__What is needed__
Repeat every line exactly, keeping the pictures out of the copy.

__Source material__
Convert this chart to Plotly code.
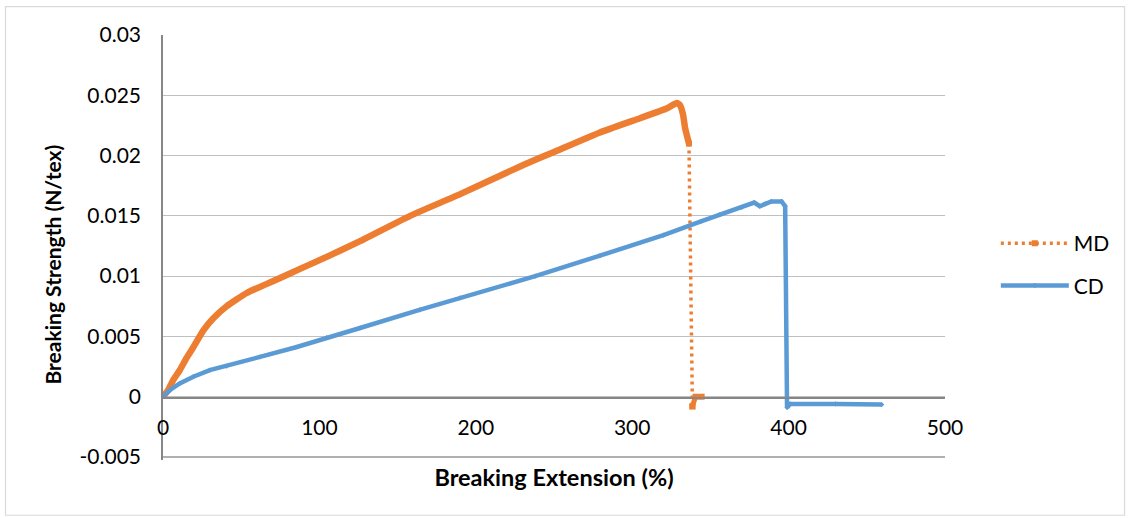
''' Breaking strength vs breaking extension (MD / CD) '''
import plotly.graph_objects as go

# MD series (machine direction)
md_ext = [0, 3, 6.6, 10.7, 15, 19.4, 25.8, 32.2, 40.7, 53.5, 70.6, 87.6, 104.7,
          126, 158, 190, 230, 250, 279, 305, 322, 328.5, 330.5, 332.5, 333.8, 336.3,
          338.5, 340.5, 344.4]
md_str = [0, 0.0005, 0.0014, 0.0022, 0.0032, 0.0041, 0.0055, 0.0065, 0.0075,
          0.0086, 0.0096, 0.0106, 0.0116, 0.0129, 0.0150, 0.0168, 0.0192, 0.0203,
          0.0219, 0.0231, 0.0239, 0.02435, 0.0242, 0.0234, 0.0223, 0.0210,
          -0.0008, 0, 0]

# CD series (cross direction)
cd_ext = [0, 5, 10.7, 19.4, 29.9, 40.7, 62, 85, 104.7, 126, 164, 190, 238, 279.4,
          320, 344, 356, 370, 378, 381.6, 385, 389, 395.5, 397.8, 399, 401, 430,
          459.5]
cd_str = [0, 0.0006, 0.0011, 0.00166, 0.0022, 0.00254, 0.0033, 0.0041, 0.0049,
          0.0057, 0.0072, 0.0082, 0.0100, 0.0117, 0.0134, 0.01455, 0.0151, 0.0157,
          0.0161, 0.0158, 0.0160, 0.0162, 0.0162, 0.0158, -0.0009, -0.0006, -0.0006,
          -0.00065]

y_tickvals = [-0.005, 0, 0.005, 0.01, 0.015, 0.02, 0.025, 0.03]
y_ticktext = ['-0.005', '0', '0.005', '0.01', '0.015', '0.02', '0.025', '0.03']
x_tickvals = [0, 100, 200, 300, 400, 500]

ORANGE = '#ED7D31'
BLUE = '#5B9BD5'
GRID = '#c0c0c0'
FONT = 'Lato'

# index where the MD curve breaks (last point before the fall)
brk = md_ext.index(336.3)

fig = go.Figure()

# dense part of MD: markers so close together they read as a solid band
fig.add_trace(
    go.Scatter(
        x=md_ext[:brk + 1],
        y=md_str[:brk + 1],
        mode='lines',
        line=dict(color=ORANGE, width=6.5, shape='spline', smoothing=0.4),
        legendgroup='md',
        showlegend=False,
        hoverinfo='skip'
    )
)

# the fall after break: dotted line with square markers
fig.add_trace(
    go.Scatter(
        x=md_ext[brk:brk + 2],
        y=md_str[brk:brk + 2],
        mode='lines+markers',
        line=dict(color=ORANGE, width=3.5, dash='3px,4px'),
        marker=dict(symbol='square', size=6, color=ORANGE),
        name='MD',
        legendgroup='md'
    )
)

fig.add_trace(
    go.Scatter(
        x=md_ext[brk + 1:],
        y=md_str[brk + 1:],
        mode='lines+markers',
        line=dict(color=ORANGE, width=5),
        marker=dict(symbol='square', size=6, color=ORANGE),
        legendgroup='md',
        showlegend=False
    )
)

fig.add_trace(
    go.Scatter(
        x=cd_ext,
        y=cd_str,
        mode='lines+markers',
        line=dict(color=BLUE, width=4.5),
        marker=dict(symbol='diamond', size=4, color=BLUE),
        name='CD',
        legendgroup='cd'
    )
)

fig.update_layout(
    width=1130,
    height=518,
    margin=dict(l=163, r=185, t=35, b=58),
    paper_bgcolor='white',
    plot_bgcolor='white',
    font=dict(family=FONT, size=21, color='#000000'),
    xaxis=dict(
        range=[0, 500],
        tickvals=x_tickvals,
        showgrid=False,
        zeroline=False,
        showline=True,
        linecolor='#868686',
        linewidth=1.5,
        anchor='free',
        position=0.147,
        ticks='',
        ticklabelstandoff=12,
        title=dict(text='<b>Breaking Extension (%)</b>', standoff=30,
                   font=dict(size=23.5))
    ),
    # range runs a little under -0.005 so its gridline sits inside the plot
    yaxis=dict(
        range=[-0.00525, 0.03],
        tickvals=y_tickvals,
        ticktext=y_ticktext,
        showgrid=True,
        gridcolor=GRID,
        gridwidth=1.2,
        zeroline=False,
        showline=True,
        linecolor='#868686',
        linewidth=1.5,
        ticks='',
        ticklabelstandoff=16
    ),
    annotations=[
        # y title sits a little below the plot centre in the original
        dict(
            text='<b>Breaking Strength (N/tex)</b>',
            textangle=-90,
            xref='paper', yref='paper',
            x=-0.1419, y=0.46,
            xanchor='center', yanchor='middle',
            showarrow=False,
            font=dict(family=FONT, size=21, color='#000000')
        )
    ],
    legend=dict(
        x=1.065,
        y=0.46,
        xanchor='left',
        yanchor='middle',
        itemwidth=68,
        traceorder='grouped',
        tracegroupgap=12,
        font=dict(family=FONT, size=21, color='#000000')
    ),
    shapes=[
        # bottom gridline (-0.005)
        dict(
            type='line',
            xref='x', yref='y',
            x0=x_tickvals[0], x1=x_tickvals[-1],
            y0=y_tickvals[0], y1=y_tickvals[0],
            line=dict(color='#b0b0b0', width=2),
            layer='above'
        ),
        dict(
            type='rect',
            xref='paper', yref='paper',
            x0=-0.2014, x1=1.2296, y0=-0.13, y1=1.067,
            line=dict(color='#d9d9d9', width=1.2),
            fillcolor='rgba(0,0,0,0)',
            layer='below'
        )
    ]
)

# page body has a default 8px margin; drop it so the figure sits at 0,0
fig.write_html('out.html', config={'displayModeBar': False},
               post_script="document.body.style.margin='0';")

__Exercise output__
Convert this chart to Plotly code.
''' Breaking strength vs breaking extension (MD / CD) '''
import plotly.graph_objects as go

# MD series (machine direction)
md_ext = [0, 3, 6.6, 10.7, 15, 19.4, 25.8, 32.2, 40.7, 53.5, 70.6, 87.6, 104.7,
          126, 158, 190, 230, 250, 279, 305, 322, 328.5, 330.5, 332.5, 333.8, 336.3,
          338.5, 340.5, 344.4]
md_str = [0, 0.0005, 0.0014, 0.0022, 0.0032, 0.0041, 0.0055, 0.0065, 0.0075,
          0.0086, 0.0096, 0.0106, 0.0116, 0.0129, 0.0150, 0.0168, 0.0192, 0.0203,
          0.0219, 0.0231, 0.0239, 0.02435, 0.0242, 0.0234, 0.0223, 0.0210,
          -0.0008, 0, 0]

# CD series (cross direction)
cd_ext = [0, 5, 10.7, 19.4, 29.9, 40.7, 62, 85, 104.7, 126, 164, 190, 238, 279.4,
          320, 344, 356, 370, 378, 381.6, 385, 389, 395.5, 397.8, 399, 401, 430,
          459.5]
cd_str = [0, 0.0006, 0.0011, 0.00166, 0.0022, 0.00254, 0.0033, 0.0041, 0.0049,
          0.0057, 0.0072, 0.0082, 0.0100, 0.0117, 0.0134, 0.01455, 0.0151, 0.0157,
          0.0161, 0.0158, 0.0160, 0.0162, 0.0162, 0.0158, -0.0009, -0.0006, -0.0006,
          -0.00065]

y_tickvals = [-0.005, 0, 0.005, 0.01, 0.015, 0.02, 0.025, 0.03]
y_ticktext = ['-0.005', '0', '0.005', '0.01', '0.015', '0.02', '0.025', '0.03']
x_tickvals = [0, 100, 200, 300, 400, 500]

ORANGE = '#ED7D31'
BLUE = '#5B9BD5'
GRID = '#c0c0c0'
FONT = 'Lato'

# index where the MD curve breaks (last point before the fall)
brk = md_ext.index(336.3)

fig = go.Figure()

# dense part of MD: markers so close together they read as a solid band
fig.add_trace(
    go.Scatter(
        x=md_ext[:brk + 1],
        y=md_str[:brk + 1],
        mode='lines',
        line=dict(color=ORANGE, width=6.5, shape='spline', smoothing=0.4),
        legendgroup='md',
        showlegend=False,
        hoverinfo='skip'
    )
)

# the fall after break: dotted line with square markers
fig.add_trace(
    go.Scatter(
        x=md_ext[brk:brk + 2],
        y=md_str[brk:brk + 2],
        mode='lines+markers',
        line=dict(color=ORANGE, width=3.5, dash='3px,4px'),
        marker=dict(symbol='square', size=6, color=ORANGE),
        name='MD',
        legendgroup='md'
    )
)

fig.add_trace(
    go.Scatter(
        x=md_ext[brk + 1:],
        y=md_str[brk + 1:],
        mode='lines+markers',
        line=dict(color=ORANGE, width=5),
        marker=dict(symbol='square', size=6, color=ORANGE),
        legendgroup='md',
        showlegend=False
    )
)

fig.add_trace(
    go.Scatter(
        x=cd_ext,
        y=cd_str,
        mode='lines+markers',
        line=dict(color=BLUE, width=4.5),
        marker=dict(symbol='diamond', size=4, color=BLUE),
        name='CD',
        legendgroup='cd'
    )
)

fig.update_layout(
    width=1130,
    height=518,
    margin=dict(l=163, r=185, t=35, b=58),
    paper_bgcolor='white',
    plot_bgcolor='white',
    font=dict(family=FONT, size=21, color='#000000'),
    xaxis=dict(
        range=[0, 500],
        tickvals=x_tickvals,
        showgrid=False,
        zeroline=False,
        showline=True,
        linecolor='#868686',
        linewidth=1.5,
        anchor='free',
        position=0.147,
        ticks='',
        ticklabelstandoff=12,
        title=dict(text='<b>Breaking Extension (%)</b>', standoff=30,
                   font=dict(size=23.5))
    ),
    # range runs a little under -0.005 so its gridline sits inside the plot
    yaxis=dict(
        range=[-0.00525, 0.03],
        tickvals=y_tickvals,
        ticktext=y_ticktext,
        showgrid=True,
        gridcolor=GRID,
        gridwidth=1.2,
        zeroline=False,
        showline=True,
        linecolor='#868686',
        linewidth=1.5,
        ticks='',
        ticklabelstandoff=16
    ),
    annotations=[
        # y title sits a little below the plot centre in the original
        dict(
            text='<b>Breaking Strength (N/tex)</b>',
            textangle=-90,
            xref='paper', yref='paper',
            x=-0.1419, y=0.46,
            xanchor='center', yanchor='middle',
            showarrow=False,
            font=dict(family=FONT, size=21, color='#000000')
        )
    ],
    legend=dict(
        x=1.065,
        y=0.46,
        xanchor='left',
        yanchor='middle',
        itemwidth=68,
        traceorder='grouped',
        tracegroupgap=12,
        font=dict(family=FONT, size=21, color='#000000')
    ),
    shapes=[
        # bottom gridline (-0.005)
        dict(
            type='line',
            xref='x', yref='y',
            x0=x_tickvals[0], x1=x_tickvals[-1],
            y0=y_tickvals[0], y1=y_tickvals[0],
            line=dict(color='#b0b0b0', width=2),
            layer='above'
        ),
        dict(
            type='rect',
            xref='paper', yref='paper',
            x0=-0.2014, x1=1.2296, y0=-0.13, y1=1.067,
            line=dict(color='#d9d9d9', width=1.2),
            fillcolor='rgba(0,0,0,0)',
            layer='below'
        )
    ]
)

# page body has a default 8px margin; drop it so the figure sits at 0,0
fig.write_html('out.html', config={'displayModeBar': False},
               post_script="document.body.style.margin='0';")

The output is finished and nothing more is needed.